Now I have gotten all that out of my head and onto a screen, I can see what is going on, and how normal it is to be overwhelmed by little things. I think that is always the way, and some people would do well to understand and appreciate. When you feel there are little things bothering you, getting you down, and upsetting you, a lot of the time it is because you are dealing with something else far worse or demanding, and you are simply mentally exhausted. So the slightest little thing sends you over the edge or off on a mad one.

In short I have a load of really important stuff happening all at the same time. Uncertainty, insecurity, confusion and curiosity to name but a few. I am temporarily out of control of my life, and that is not something I am familiar with or comfortable with, so it makes sense that I feel the way I do.
In the meantime I am trying to focus on keeping myself sane, practising mindfulness whenever the opportunity allows. As well as trying to get a grip of my fitness and physical health for whatever may lay ahead of me.
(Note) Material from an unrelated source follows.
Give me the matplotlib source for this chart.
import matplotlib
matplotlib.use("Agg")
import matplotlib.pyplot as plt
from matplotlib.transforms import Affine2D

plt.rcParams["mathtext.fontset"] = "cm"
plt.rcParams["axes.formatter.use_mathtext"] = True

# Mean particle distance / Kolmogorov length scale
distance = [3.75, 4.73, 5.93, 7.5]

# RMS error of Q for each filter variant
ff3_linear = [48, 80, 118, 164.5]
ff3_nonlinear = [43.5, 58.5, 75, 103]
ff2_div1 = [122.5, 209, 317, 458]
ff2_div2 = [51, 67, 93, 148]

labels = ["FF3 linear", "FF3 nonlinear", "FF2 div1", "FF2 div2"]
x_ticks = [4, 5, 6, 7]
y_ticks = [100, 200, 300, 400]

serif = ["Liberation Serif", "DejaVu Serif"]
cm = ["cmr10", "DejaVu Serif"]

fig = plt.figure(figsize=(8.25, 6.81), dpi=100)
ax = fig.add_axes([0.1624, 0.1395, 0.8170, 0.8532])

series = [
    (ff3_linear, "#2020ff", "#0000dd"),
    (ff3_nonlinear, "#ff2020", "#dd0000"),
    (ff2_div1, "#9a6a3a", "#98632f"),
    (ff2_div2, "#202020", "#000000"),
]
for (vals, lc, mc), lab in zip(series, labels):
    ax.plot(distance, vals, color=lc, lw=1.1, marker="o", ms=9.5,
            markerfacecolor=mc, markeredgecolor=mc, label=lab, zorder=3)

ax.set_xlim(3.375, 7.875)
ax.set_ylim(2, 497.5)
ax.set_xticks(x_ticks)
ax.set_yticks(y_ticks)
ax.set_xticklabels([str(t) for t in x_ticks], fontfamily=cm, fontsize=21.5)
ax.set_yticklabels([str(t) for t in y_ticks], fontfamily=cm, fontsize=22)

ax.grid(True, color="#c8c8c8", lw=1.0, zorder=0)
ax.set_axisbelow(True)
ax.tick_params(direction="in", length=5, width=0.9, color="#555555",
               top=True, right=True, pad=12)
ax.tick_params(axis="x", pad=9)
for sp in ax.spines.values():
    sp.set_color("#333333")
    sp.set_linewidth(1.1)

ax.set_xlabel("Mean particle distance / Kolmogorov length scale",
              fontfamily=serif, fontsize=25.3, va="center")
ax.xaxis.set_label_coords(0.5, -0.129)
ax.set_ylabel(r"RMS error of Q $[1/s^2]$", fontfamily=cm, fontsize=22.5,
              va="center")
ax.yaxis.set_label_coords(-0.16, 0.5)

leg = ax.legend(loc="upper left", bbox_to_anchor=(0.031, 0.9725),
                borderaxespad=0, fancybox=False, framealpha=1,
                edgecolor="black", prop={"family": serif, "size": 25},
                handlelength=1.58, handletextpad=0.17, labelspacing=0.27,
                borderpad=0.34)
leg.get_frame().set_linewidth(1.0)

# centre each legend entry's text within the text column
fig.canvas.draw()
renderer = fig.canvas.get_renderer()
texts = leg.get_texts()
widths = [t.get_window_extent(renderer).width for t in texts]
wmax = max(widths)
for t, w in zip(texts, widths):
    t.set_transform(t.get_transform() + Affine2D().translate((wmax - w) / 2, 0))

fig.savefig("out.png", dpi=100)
I would like to start whatever role I go into with the best possible fitness, and the outlook to improve on it from here on in. 

Hopefully the next few weeks will see some certainty return, and the road ahead will become a little clearer. One thing I can say wholeheartedly is that whatever the next step is for me, I am ready for it, "excited" for the change, and looking forward to learning new skills, and doing new things. 
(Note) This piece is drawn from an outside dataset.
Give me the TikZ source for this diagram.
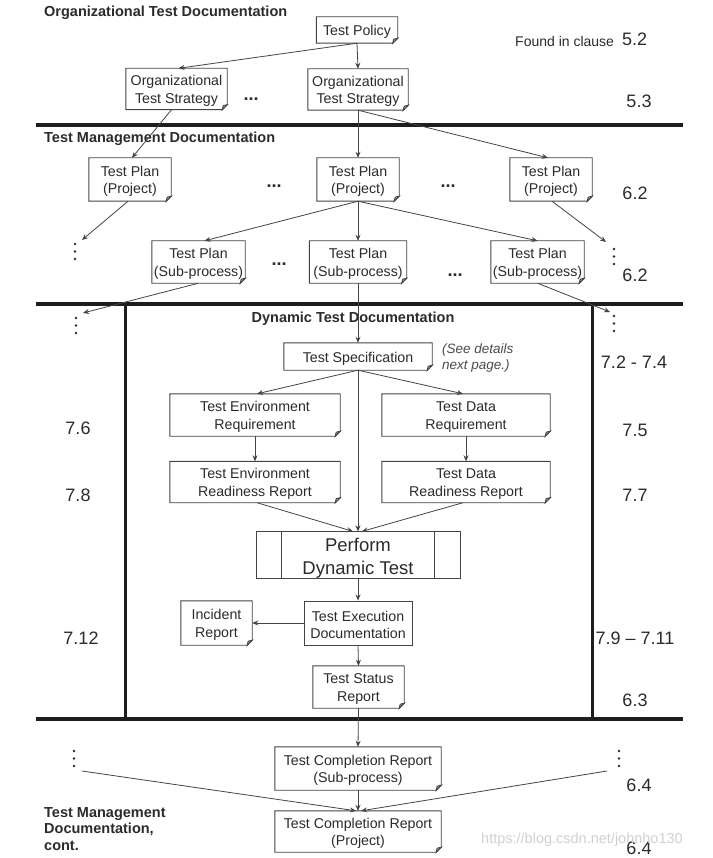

Now I just have to hope and pray that the poop machine of a puppy can get her act together in the next 3-4 months, and that we can go back to them being OK being left alone for a while each day. Guess I better get practising with all that. 
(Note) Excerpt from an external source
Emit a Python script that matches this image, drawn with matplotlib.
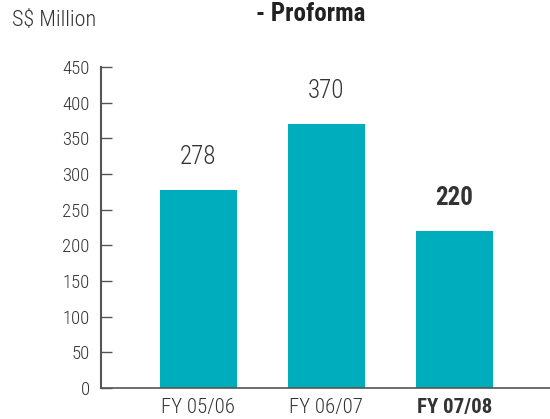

Thanks for reading, and if you are one of the people I have leaned on recently for a little sanity check, and venting session, thank you so much for taking the time to be there for me, you know I am here for you too.

 

  

It is fair to say that the past week or so has been a little bit of a kick in the balls. A lot going on in my life and my head right now, and regardless of how well I thought I was coping, it is becoming apparent (with self scrutiny) that things are not as good as I thought they were. 

Between health, and work, there is a lot happening. We are expecting step 4 of the return to "normal" roadmap to happen very soon now, which could have huge implications on my current working environment. To say I don't want to go back to an office now, is a massive understatement. So the uncertainty is eating away at me. Work have a self imposed "no return to the office" in place until Sept now, so I have no idea when we will actually know what to expect as a plan moving forward.

I would love to make a few more changes on my WFH set up, to make it a permanent fixture now, but I have already spent quite a bit, and don't want to invest any more until I know something concrete. That is of course ignoring the massive elephant in the room, simply not wanting to work in a shared office. It's never been my favourite thing, and after 16 months of freedom, I want it to stay that way. 

Then just for fun, my body has decided to play a prank on me and throw something else into the mix, which at this point is "awaiting further investigation". Some of course know about this, and I thank them for their patience and time in discussing it. Waiting for the up and coming appointment is really starting to take it out of me now. While I am not over-thinking things about it (which is strange), as the days go by without even having a date yet, I am finding myself being more and more twitchy and withdrawn. Spent a few days eating the wrong foods, but have managed to stay active, which helps with the brain. 

That said, this mornings run, while good for getting fresh air, and clearing the head, just compounded things by making me feel quite uncomfortable, and more aware of what's going on inside. Meh!

Fingers crossed, by the end of the week I will at least have an appointment date, and can at least stop stressing about worrying if I have been missed or forgotten. And instead look forward to getting the appointment over with, and getting the answers. Whatever lays ahead, it is all good, my head is generally in a good place. Just hate waiting, for anything, let alone answers!

As a whole I would describe my mood as irritable and impatient, as opposed to anxious. Let's just say "generally stressed", like normal people do 🙂 

Edit... As of 2.45 today, I now have an appointment date to work towards, which is this week, so already feel a lot better for knowing that.